### To be done
Skip every picture, and extract verbatim the lines from the line containing "Clone this diagram in TikZ." to the line containing "(0,0) rectangle (663,-456);", both lines included.

** begin Data lines **

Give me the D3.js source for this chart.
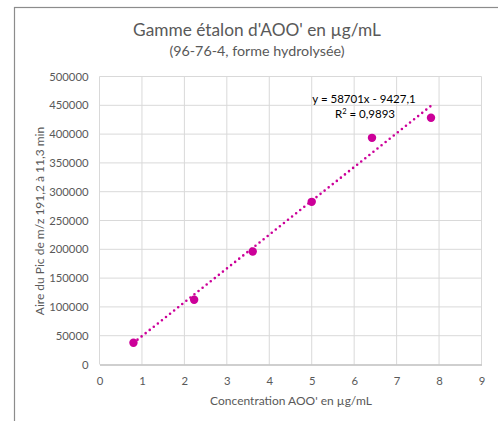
<!DOCTYPE html>
<html><head><meta charset="utf-8">
<script src="https://cdn.jsdelivr.net/npm/d3@7"></script>
<style>body{margin:0;background:#fff}svg{display:block}text{font-family:Lato,"Open Sans",sans-serif}</style>
</head><body>
<svg id="c" width="498" height="421"></svg>
<script>
const concentrations = [0.80, 2.23, 3.61, 5.00, 6.42, 7.81];
const areas = [37700, 112300, 196200, 282400, 393500, 428300];
const slope = 58701, intercept = -9427.1;
const equationText = "y = 58701x - 9427,1";
const r2Text = "0,9893";
const xTicks = [0,1,2,3,4,5,6,7,8,9];
const yTicks = [0,50000,100000,150000,200000,250000,300000,350000,400000,450000,500000];
const title = "Gamme étalon d'AOO' en µg/mL";
const subtitle = "(96-76-4, forme hydrolysée)";
const xTitle = "Concentration AOO' en µg/mL";
const yTitle = "Aire du Pic de m/z 191,2 à 11,3 min";

const svg = d3.select("#c");
const color = "#cc0099", txt = "#595959";
// chart frame
svg.append("rect").attr("x",14.5).attr("y",7.5).attr("width",520).attr("height",450)
  .attr("fill","#fff").attr("stroke","#8c8c8c").attr("stroke-width",1.2);

const x = d3.scaleLinear().domain([0,9]).range([99.5,481.5]);
const y = d3.scaleLinear().domain([0,500000]).range([364.5,76.5]);

const g = svg.append("g");
// gridlines
g.selectAll(".vg").data(xTicks.slice(1)).join("line")
  .attr("x1",d=>x(d)).attr("x2",d=>x(d)).attr("y1",y(0)).attr("y2",y(500000))
  .attr("stroke","#d9d9d9").attr("stroke-width",1);
g.selectAll(".hg").data(yTicks.slice(1)).join("line")
  .attr("x1",x(0)).attr("x2",x(9)).attr("y1",d=>y(d)).attr("y2",d=>y(d))
  .attr("stroke","#d9d9d9").attr("stroke-width",1);

// axes
const xAxis = d3.axisBottom(x).tickValues(xTicks).tickSize(0).tickPadding(12);
const yAxis = d3.axisLeft(y).tickValues(yTicks).tickSize(0).tickPadding(11).tickFormat(d3.format("d"));
const gx = svg.append("g").attr("transform",`translate(0,${y(0)})`).call(xAxis);
const gy = svg.append("g").attr("transform",`translate(${x(0)},0)`).call(yAxis);
[gx,gy].forEach(a=>{
  a.select(".domain").attr("stroke","#bfbfbf").attr("stroke-width",1.3);
  a.selectAll("text").attr("fill",txt).attr("font-size",11.3).attr("font-family","Lato, sans-serif");
});
gy.select(".domain").remove();
svg.append("line").attr("x1",x(0)).attr("x2",x(0)).attr("y1",y(0)).attr("y2",y(500000)).attr("stroke","#d9d9d9");

// trendline
const xmin = d3.min(concentrations), xmax = d3.max(concentrations);
svg.append("line")
  .attr("x1",x(xmin)).attr("y1",y(slope*xmin+intercept))
  .attr("x2",x(xmax)).attr("y2",y(slope*xmax+intercept))
  .attr("stroke",color).attr("stroke-width",2.6).attr("stroke-linecap","round")
  .attr("stroke-dasharray","0 5.2");

// points
svg.selectAll(".pt").data(concentrations).join("circle")
  .attr("cx",d=>x(d)).attr("cy",(d,i)=>y(areas[i])).attr("r",4.2).attr("fill",color);

// equation
svg.append("text").attr("x",364).attr("y",103).attr("text-anchor","middle")
  .attr("font-size",11.5).attr("fill","#000").text(equationText);
const r2 = svg.append("text").attr("x",365).attr("y",118).attr("text-anchor","middle")
  .attr("font-size",11.5).attr("fill","#000");
r2.append("tspan").text("R");
r2.append("tspan").attr("font-size",7.5).attr("dy",-4).text("2");
r2.append("tspan").attr("dy",4).text(" = " + r2Text);

// titles
svg.append("text").attr("x",257).attr("y",36).attr("text-anchor","middle")
  .attr("font-size",17.3).attr("fill",txt).text(title);
svg.append("text").attr("x",257).attr("y",56).attr("text-anchor","middle")
  .attr("font-size",14.3).attr("fill",txt).text(subtitle);
svg.append("text").attr("x",291).attr("y",405).attr("text-anchor","middle")
  .attr("font-size",12).attr("fill",txt).text(xTitle);
svg.append("text").attr("transform","translate(44,221) rotate(-90)").attr("text-anchor","middle")
  .attr("font-size",12).attr("fill",txt).text(yTitle);
</script>
</body></html>
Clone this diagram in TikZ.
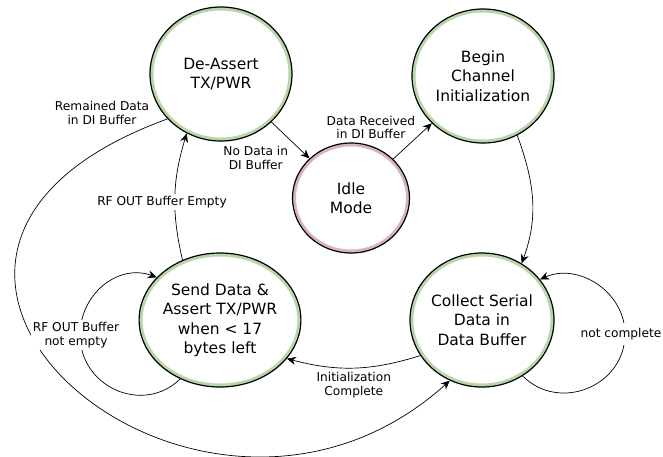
\documentclass[tikz,border=0pt]{standalone}
\usepackage{fontspec}
\setmainfont{DejaVu Sans}
\usepackage{tikz}
\usetikzlibrary{shapes, calc, positioning, arrows.meta}

\definecolor{ringgreen}{RGB}{184,214,170}
\definecolor{ringpink}{RGB}{216,180,192}

\tikzset{
	stnode/.style={ellipse, draw=black, line width=1.2pt, minimum width=142pt, minimum height=134pt, inner sep=0pt, align=center, font=\fontsize{15.5}{19.5}\selectfont,
		path picture={\draw[#1, line width=7pt] let \p1=(path picture bounding box.north east), \p2=(path picture bounding box.center) in (\p2) ellipse [x radius=\x1-\x2, y radius=\y1-\y2];}},
	stnode/.default=ringgreen,
	lbl/.style={font=\fontsize{12.2}{13.5}\selectfont, align=center, inner sep=2pt},
	link/.style={line width=0.7pt, -{Stealth[length=9pt, width=8pt]}}
}

\begin{document}
\begin{tikzpicture}[x=1pt, y=1pt]
	\useasboundingbox (0,0) rectangle (663,-456);

	% states
	\node[stnode] (deassert) at (221,-74) {De-Assert\\TX/PWR};
	\node[stnode] (chinit) at (483,-76) {Begin\\Channel\\Initialization};
	\node[stnode=ringpink, minimum width=117pt, minimum height=110pt] (idle) at (351,-198) {Idle\\Mode};
	\node[stnode] (senddata) at (220,-320) {Send Data \&\\Assert TX/PWR\\when < 17\\bytes left};
	\node[stnode] (collect) at (482,-320) {Collect Serial\\Data in\\Data Buffer};

	% outer points of the self loops
	\coordinate (cloop) at (625,-334);
	\coordinate (sloop) at (80,-335);

	% transitions
	\draw[link] (deassert) -- node[lbl, below left, yshift=-4pt] {No Data in\\DI Buffer} (idle);
	\draw[link] (idle) -- node[lbl, above left, xshift=5pt] {Data Received\\in DI Buffer} (chinit);
	\draw[link] (chinit.-60) to[out=-70, in=70] (collect.55);
	\draw[link] (collect.210) to[bend left=16] node[lbl, below=2pt] {Initialization\\Complete} (senddata.-30);
	\draw[link] (senddata.122) to[bend left=15] node[lbl, fill=white, xshift=-13pt, yshift=-6pt] {RF OUT Buffer Empty} (deassert.-120);
	\draw[link] (deassert.220) .. controls +(200:400) and +(222:340) .. (collect.242)
		node[lbl, pos=0, anchor=east, xshift=-16pt, yshift=6pt] {Remained Data\\in DI Buffer};

	% self loops
	\draw[link] (collect.-54) .. controls +(-45:52) and +(-90:52) .. (cloop)
		.. controls +(90:42) and +(24:42) .. (collect.35);
	\draw[link] (senddata.-124) .. controls +(-136:52) and +(-90:52) .. (sloop)
		.. controls +(90:41) and +(160:41) .. (senddata.146);
	\node[lbl, fill=white, inner xsep=1pt, inner ysep=5pt, xshift=-4pt] at (cloop) {not complete};
	\node[lbl, fill=white, xshift=-4pt] at (sloop) {RF OUT Buffer\\not empty};
\end{tikzpicture}
\end{document}
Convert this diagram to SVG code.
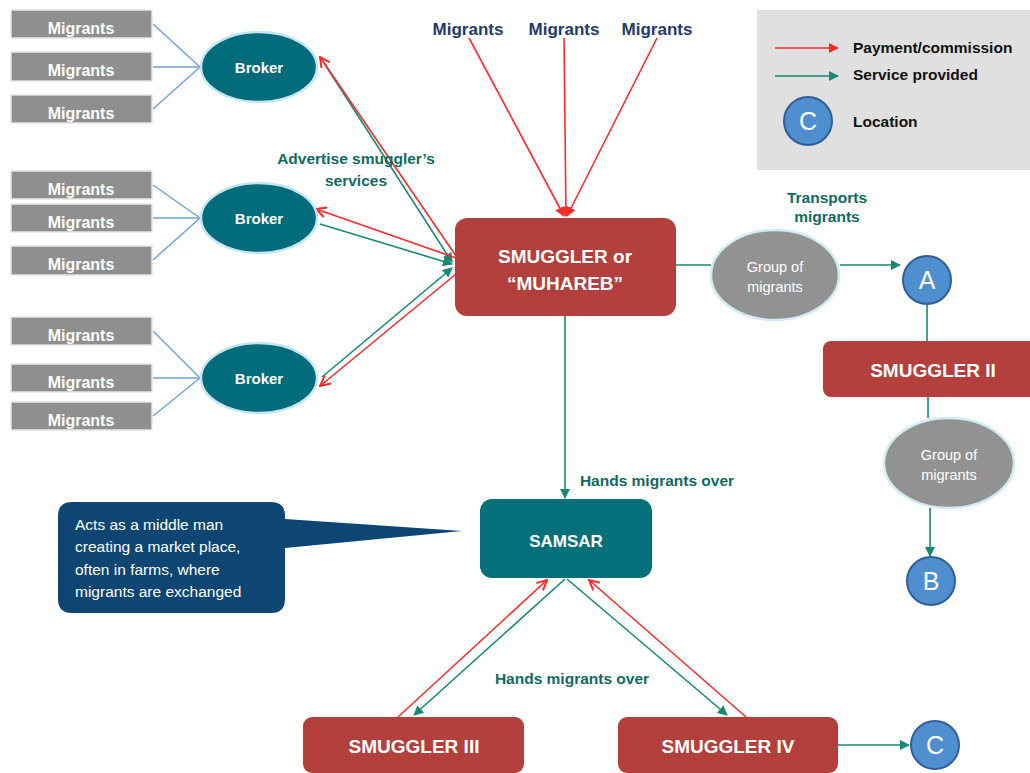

** end Data lines **

### Final answer
Clone this diagram in TikZ.
\documentclass[tikz,border=0pt]{standalone}
\usepackage{fontspec}
\setmainfont{DejaVu Sans}
\usepackage{tikz}
\usetikzlibrary{shapes, calc, positioning, arrows.meta}

\definecolor{ringgreen}{RGB}{184,214,170}
\definecolor{ringpink}{RGB}{216,180,192}

\tikzset{
	stnode/.style={ellipse, draw=black, line width=1.2pt, minimum width=142pt, minimum height=134pt, inner sep=0pt, align=center, font=\fontsize{15.5}{19.5}\selectfont,
		path picture={\draw[#1, line width=7pt] let \p1=(path picture bounding box.north east), \p2=(path picture bounding box.center) in (\p2) ellipse [x radius=\x1-\x2, y radius=\y1-\y2];}},
	stnode/.default=ringgreen,
	lbl/.style={font=\fontsize{12.2}{13.5}\selectfont, align=center, inner sep=2pt},
	link/.style={line width=0.7pt, -{Stealth[length=9pt, width=8pt]}}
}

\begin{document}
\begin{tikzpicture}[x=1pt, y=1pt]
	\useasboundingbox (0,0) rectangle (663,-456);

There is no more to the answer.